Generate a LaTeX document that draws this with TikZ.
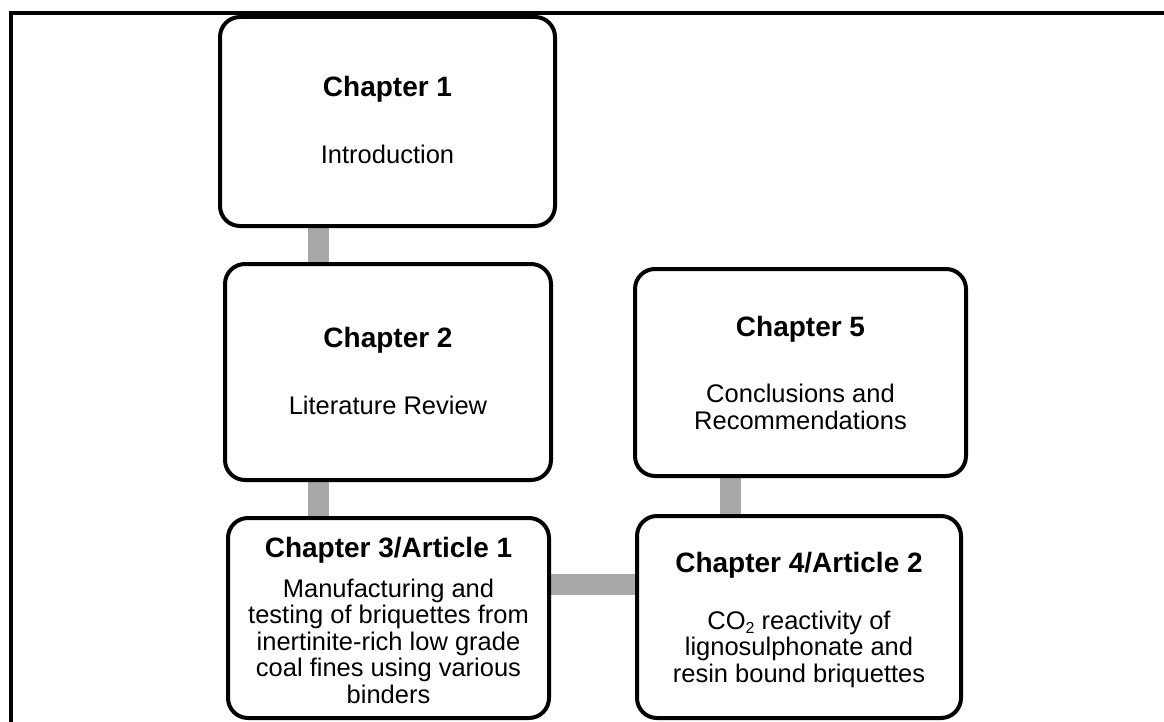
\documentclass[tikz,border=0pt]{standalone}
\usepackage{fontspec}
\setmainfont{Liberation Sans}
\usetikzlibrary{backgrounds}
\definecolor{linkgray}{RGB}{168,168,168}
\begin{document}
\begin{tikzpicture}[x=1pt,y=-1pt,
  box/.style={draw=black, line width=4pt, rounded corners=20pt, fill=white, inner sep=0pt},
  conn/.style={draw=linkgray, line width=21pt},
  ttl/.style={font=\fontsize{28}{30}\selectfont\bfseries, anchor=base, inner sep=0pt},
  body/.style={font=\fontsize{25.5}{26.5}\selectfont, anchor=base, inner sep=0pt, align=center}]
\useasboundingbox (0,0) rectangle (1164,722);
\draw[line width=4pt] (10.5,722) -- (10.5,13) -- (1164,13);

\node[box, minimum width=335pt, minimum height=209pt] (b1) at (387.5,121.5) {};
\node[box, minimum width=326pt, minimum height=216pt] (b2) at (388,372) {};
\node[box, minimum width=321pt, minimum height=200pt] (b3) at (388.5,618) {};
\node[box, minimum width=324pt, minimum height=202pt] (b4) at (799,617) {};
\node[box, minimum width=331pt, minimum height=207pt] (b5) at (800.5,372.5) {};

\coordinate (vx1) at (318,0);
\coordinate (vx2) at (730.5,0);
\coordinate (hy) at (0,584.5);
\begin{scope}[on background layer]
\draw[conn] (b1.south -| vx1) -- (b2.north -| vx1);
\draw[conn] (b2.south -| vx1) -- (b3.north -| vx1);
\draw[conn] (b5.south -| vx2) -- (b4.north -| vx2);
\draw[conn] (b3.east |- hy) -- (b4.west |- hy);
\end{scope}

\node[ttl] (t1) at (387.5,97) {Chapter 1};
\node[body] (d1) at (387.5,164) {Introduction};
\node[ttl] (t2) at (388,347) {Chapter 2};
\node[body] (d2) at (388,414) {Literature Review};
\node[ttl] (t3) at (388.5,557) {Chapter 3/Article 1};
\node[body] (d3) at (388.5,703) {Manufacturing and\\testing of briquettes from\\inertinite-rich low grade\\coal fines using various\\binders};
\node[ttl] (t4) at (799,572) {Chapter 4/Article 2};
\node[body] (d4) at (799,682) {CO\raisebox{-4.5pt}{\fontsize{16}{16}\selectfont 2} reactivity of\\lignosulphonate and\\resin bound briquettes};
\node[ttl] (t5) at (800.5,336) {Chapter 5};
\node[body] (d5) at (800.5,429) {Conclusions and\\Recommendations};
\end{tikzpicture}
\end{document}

## Task description
Quote, please, every line of the material above from its start through the line that has "(10.5,13) -- (1164,13);", reproducing the words exactly and dropping any images.

## Right answer
Generate a LaTeX document that draws this with TikZ.
\documentclass[tikz,border=0pt]{standalone}
\usepackage{fontspec}
\setmainfont{Liberation Sans}
\usetikzlibrary{backgrounds}
\definecolor{linkgray}{RGB}{168,168,168}
\begin{document}
\begin{tikzpicture}[x=1pt,y=-1pt,
  box/.style={draw=black, line width=4pt, rounded corners=20pt, fill=white, inner sep=0pt},
  conn/.style={draw=linkgray, line width=21pt},
  ttl/.style={font=\fontsize{28}{30}\selectfont\bfseries, anchor=base, inner sep=0pt},
  body/.style={font=\fontsize{25.5}{26.5}\selectfont, anchor=base, inner sep=0pt, align=center}]
\useasboundingbox (0,0) rectangle (1164,722);
\draw[line width=4pt] (10.5,722) -- (10.5,13) -- (1164,13);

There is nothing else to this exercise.